- _Task description_:
Below are records that hold pictures; write out only the lines from their start through the line with "(capb) at (360,407)", exactly, and drop the pictures.

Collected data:
◆ ◆ ◆
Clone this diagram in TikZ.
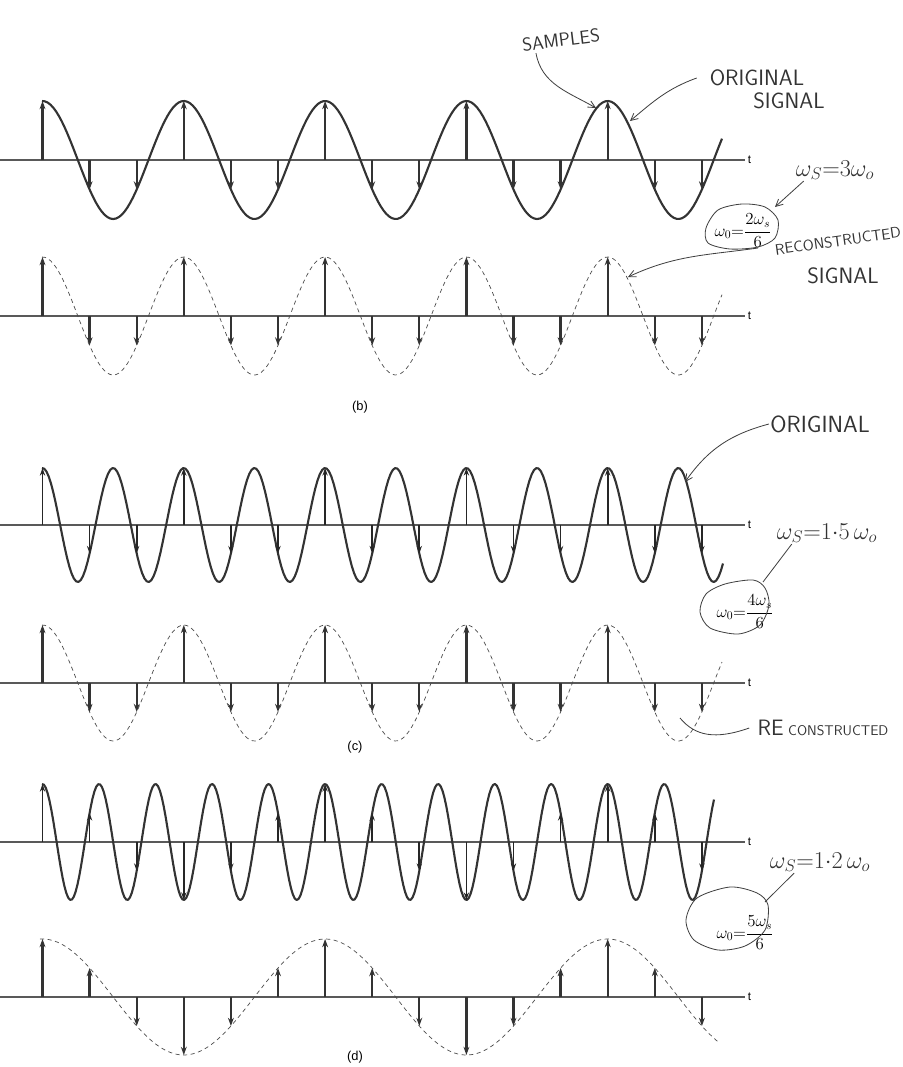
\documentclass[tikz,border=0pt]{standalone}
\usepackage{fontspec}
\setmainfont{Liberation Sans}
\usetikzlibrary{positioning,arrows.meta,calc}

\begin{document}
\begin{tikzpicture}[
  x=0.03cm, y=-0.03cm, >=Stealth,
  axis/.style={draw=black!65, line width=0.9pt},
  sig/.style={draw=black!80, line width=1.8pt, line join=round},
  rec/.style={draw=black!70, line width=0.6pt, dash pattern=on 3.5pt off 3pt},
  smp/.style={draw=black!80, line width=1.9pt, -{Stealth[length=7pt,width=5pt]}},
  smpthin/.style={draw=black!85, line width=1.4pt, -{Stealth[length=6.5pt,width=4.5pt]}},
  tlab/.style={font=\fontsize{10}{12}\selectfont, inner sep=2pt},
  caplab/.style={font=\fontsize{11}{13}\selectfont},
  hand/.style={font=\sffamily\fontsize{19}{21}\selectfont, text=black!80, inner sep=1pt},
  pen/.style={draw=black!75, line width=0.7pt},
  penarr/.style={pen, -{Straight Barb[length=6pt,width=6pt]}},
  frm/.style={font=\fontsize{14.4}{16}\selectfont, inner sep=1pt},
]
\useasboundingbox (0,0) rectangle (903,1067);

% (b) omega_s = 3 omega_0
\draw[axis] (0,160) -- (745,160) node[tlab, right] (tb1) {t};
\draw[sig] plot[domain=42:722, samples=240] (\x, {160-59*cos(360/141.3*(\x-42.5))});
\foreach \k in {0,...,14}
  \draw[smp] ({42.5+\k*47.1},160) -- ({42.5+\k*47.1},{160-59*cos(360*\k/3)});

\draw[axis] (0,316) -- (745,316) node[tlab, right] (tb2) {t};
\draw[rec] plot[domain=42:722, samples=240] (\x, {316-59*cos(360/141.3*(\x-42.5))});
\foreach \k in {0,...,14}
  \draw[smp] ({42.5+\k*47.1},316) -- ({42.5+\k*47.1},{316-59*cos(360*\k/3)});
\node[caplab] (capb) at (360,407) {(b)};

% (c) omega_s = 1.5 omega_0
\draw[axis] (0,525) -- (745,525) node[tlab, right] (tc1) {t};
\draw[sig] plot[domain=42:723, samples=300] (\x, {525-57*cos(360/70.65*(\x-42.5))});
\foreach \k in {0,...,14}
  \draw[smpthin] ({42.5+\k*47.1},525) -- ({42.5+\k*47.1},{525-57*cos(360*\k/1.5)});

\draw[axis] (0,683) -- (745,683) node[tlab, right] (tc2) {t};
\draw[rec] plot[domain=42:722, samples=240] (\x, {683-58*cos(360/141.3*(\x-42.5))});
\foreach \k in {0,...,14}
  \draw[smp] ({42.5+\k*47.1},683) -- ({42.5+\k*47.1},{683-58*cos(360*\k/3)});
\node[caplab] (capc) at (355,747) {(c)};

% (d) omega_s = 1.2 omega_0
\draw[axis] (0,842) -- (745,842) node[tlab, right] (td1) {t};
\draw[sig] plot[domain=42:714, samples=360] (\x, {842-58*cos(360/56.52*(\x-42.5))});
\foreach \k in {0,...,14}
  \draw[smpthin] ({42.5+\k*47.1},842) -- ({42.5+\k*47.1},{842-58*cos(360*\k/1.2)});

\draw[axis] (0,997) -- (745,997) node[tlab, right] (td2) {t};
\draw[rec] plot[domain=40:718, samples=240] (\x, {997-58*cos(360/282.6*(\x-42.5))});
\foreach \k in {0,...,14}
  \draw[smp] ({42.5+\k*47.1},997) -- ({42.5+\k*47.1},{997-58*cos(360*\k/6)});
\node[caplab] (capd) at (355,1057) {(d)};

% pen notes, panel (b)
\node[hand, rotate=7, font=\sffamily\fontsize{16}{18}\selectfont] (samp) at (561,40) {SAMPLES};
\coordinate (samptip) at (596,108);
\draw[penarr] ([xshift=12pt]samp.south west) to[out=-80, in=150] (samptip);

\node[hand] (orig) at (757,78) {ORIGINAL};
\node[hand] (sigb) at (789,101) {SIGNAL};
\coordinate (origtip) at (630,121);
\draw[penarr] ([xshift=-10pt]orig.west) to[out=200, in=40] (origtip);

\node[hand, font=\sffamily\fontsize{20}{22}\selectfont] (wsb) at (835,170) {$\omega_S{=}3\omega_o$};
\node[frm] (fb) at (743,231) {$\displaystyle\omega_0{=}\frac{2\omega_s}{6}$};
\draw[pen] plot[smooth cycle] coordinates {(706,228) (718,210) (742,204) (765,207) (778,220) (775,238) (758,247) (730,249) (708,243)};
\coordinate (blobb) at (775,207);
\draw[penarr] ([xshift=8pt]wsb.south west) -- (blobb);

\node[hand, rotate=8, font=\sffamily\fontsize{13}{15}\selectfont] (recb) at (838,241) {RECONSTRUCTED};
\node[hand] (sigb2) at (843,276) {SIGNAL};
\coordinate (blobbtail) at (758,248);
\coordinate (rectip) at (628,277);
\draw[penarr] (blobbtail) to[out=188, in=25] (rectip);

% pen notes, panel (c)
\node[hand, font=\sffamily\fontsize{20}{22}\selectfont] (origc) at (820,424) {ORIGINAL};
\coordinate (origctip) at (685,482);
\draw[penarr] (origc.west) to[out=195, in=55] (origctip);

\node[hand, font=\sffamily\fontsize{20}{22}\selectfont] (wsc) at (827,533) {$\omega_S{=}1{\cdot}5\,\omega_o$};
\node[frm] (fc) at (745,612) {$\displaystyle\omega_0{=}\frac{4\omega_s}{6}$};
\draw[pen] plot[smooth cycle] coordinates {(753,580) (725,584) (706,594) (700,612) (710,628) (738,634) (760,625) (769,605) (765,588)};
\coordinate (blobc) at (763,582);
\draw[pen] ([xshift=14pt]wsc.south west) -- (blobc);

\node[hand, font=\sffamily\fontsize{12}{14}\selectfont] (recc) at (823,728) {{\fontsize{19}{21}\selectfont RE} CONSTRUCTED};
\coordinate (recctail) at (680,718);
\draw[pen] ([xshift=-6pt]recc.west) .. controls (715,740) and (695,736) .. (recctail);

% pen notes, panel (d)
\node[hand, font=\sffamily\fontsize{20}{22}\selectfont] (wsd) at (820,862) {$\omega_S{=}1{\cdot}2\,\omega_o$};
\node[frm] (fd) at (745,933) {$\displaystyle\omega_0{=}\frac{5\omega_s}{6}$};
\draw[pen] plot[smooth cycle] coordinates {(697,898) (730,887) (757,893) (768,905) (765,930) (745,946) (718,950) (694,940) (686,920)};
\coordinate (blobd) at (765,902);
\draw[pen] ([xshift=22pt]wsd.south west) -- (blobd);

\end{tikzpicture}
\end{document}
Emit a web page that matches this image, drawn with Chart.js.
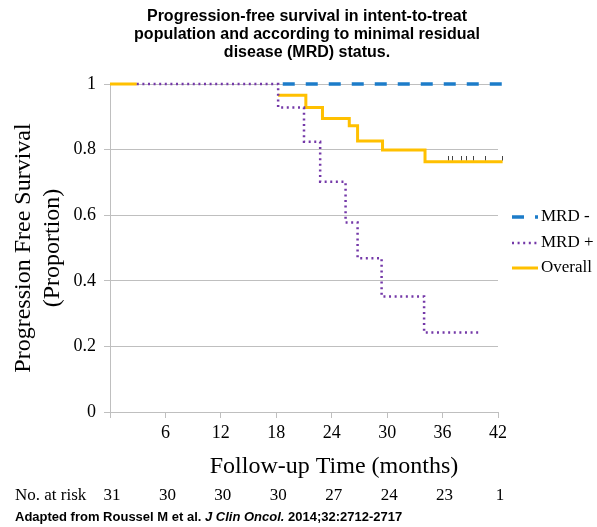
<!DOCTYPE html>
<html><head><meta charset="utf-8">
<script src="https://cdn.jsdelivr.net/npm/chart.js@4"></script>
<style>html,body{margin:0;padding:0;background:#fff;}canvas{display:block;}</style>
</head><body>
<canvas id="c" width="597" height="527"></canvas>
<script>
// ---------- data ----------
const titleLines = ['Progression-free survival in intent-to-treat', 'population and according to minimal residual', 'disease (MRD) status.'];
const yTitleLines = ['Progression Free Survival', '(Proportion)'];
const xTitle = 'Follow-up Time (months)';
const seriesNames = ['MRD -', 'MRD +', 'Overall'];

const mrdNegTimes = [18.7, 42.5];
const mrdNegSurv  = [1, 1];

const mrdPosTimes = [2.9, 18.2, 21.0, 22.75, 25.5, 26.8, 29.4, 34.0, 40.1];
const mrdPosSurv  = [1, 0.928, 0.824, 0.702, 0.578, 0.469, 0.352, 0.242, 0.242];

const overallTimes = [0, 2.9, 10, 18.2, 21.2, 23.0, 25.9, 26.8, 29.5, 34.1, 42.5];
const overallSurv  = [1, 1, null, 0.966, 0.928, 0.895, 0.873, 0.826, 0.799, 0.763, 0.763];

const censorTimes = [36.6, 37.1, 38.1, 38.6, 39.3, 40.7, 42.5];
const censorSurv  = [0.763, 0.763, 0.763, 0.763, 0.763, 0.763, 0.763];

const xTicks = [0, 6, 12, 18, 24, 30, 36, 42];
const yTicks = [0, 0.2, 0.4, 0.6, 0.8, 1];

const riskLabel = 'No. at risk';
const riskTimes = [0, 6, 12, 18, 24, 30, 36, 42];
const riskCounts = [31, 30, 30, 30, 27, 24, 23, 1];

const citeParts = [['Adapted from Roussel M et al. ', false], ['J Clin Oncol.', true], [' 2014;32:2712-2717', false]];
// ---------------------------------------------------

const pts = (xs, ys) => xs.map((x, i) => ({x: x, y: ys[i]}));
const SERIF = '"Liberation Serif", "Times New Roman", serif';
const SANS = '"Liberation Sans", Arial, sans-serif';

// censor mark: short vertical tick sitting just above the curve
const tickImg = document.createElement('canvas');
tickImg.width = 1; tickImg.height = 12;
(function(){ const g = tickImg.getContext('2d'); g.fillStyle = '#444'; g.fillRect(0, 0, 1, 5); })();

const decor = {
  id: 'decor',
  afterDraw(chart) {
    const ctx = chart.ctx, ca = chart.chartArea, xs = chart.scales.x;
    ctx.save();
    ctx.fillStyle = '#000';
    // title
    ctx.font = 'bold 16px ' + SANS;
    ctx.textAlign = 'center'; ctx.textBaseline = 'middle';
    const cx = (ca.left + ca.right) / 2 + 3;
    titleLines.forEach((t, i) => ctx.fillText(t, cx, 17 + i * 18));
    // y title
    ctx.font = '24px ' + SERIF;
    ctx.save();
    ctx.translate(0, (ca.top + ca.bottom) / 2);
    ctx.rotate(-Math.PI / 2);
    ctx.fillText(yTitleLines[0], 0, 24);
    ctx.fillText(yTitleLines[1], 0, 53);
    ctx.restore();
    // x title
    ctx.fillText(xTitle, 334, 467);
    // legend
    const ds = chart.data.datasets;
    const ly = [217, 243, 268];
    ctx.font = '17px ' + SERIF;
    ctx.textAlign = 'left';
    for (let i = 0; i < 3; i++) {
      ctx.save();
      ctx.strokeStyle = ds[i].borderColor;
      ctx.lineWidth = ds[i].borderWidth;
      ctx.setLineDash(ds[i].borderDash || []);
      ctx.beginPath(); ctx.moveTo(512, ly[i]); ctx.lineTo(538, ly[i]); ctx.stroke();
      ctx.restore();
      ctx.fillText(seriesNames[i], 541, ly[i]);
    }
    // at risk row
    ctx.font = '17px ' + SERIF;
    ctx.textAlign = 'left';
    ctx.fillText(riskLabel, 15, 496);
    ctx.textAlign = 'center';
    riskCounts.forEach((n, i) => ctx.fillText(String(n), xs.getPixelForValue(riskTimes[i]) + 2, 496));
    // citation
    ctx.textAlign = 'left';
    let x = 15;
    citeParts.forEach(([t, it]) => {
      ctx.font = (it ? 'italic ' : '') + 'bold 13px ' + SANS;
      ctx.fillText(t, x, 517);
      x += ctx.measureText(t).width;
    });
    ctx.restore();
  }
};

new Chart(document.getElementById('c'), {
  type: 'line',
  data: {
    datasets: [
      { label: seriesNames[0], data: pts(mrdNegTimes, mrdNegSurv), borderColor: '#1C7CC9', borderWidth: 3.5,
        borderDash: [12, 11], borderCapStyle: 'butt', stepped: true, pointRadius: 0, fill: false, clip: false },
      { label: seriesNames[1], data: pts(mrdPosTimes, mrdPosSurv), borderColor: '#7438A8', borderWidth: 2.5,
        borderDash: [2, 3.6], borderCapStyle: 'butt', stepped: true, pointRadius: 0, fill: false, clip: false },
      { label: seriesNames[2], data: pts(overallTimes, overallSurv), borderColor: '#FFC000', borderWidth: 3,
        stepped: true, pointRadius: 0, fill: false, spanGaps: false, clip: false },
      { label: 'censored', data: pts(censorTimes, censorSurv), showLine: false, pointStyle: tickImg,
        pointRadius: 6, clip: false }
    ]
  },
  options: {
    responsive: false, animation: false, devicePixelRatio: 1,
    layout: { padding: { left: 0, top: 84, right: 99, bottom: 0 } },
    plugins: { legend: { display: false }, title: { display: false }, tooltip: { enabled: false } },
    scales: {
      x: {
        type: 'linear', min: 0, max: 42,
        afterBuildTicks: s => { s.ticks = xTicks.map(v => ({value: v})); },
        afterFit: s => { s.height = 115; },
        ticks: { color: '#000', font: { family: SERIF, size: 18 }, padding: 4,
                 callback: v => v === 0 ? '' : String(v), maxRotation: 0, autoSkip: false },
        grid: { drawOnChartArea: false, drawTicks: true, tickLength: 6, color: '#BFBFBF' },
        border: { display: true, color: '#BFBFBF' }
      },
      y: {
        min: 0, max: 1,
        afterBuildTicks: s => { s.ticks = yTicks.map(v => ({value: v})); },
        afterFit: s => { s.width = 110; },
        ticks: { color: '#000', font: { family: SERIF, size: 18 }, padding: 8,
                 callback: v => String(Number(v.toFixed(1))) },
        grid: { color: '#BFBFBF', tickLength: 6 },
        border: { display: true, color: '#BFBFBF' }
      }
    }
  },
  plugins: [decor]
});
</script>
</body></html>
◆ ◆ ◆
- _Output below_:
Clone this diagram in TikZ.
\documentclass[tikz,border=0pt]{standalone}
\usepackage{fontspec}
\setmainfont{Liberation Sans}
\usetikzlibrary{positioning,arrows.meta,calc}

\begin{document}
\begin{tikzpicture}[
  x=0.03cm, y=-0.03cm, >=Stealth,
  axis/.style={draw=black!65, line width=0.9pt},
  sig/.style={draw=black!80, line width=1.8pt, line join=round},
  rec/.style={draw=black!70, line width=0.6pt, dash pattern=on 3.5pt off 3pt},
  smp/.style={draw=black!80, line width=1.9pt, -{Stealth[length=7pt,width=5pt]}},
  smpthin/.style={draw=black!85, line width=1.4pt, -{Stealth[length=6.5pt,width=4.5pt]}},
  tlab/.style={font=\fontsize{10}{12}\selectfont, inner sep=2pt},
  caplab/.style={font=\fontsize{11}{13}\selectfont},
  hand/.style={font=\sffamily\fontsize{19}{21}\selectfont, text=black!80, inner sep=1pt},
  pen/.style={draw=black!75, line width=0.7pt},
  penarr/.style={pen, -{Straight Barb[length=6pt,width=6pt]}},
  frm/.style={font=\fontsize{14.4}{16}\selectfont, inner sep=1pt},
]
\useasboundingbox (0,0) rectangle (903,1067);

% (b) omega_s = 3 omega_0
\draw[axis] (0,160) -- (745,160) node[tlab, right] (tb1) {t};
\draw[sig] plot[domain=42:722, samples=240] (\x, {160-59*cos(360/141.3*(\x-42.5))});
\foreach \k in {0,...,14}
  \draw[smp] ({42.5+\k*47.1},160) -- ({42.5+\k*47.1},{160-59*cos(360*\k/3)});

\draw[axis] (0,316) -- (745,316) node[tlab, right] (tb2) {t};
\draw[rec] plot[domain=42:722, samples=240] (\x, {316-59*cos(360/141.3*(\x-42.5))});
\foreach \k in {0,...,14}
  \draw[smp] ({42.5+\k*47.1},316) -- ({42.5+\k*47.1},{316-59*cos(360*\k/3)});
\node[caplab] (capb) at (360,407) {(b)};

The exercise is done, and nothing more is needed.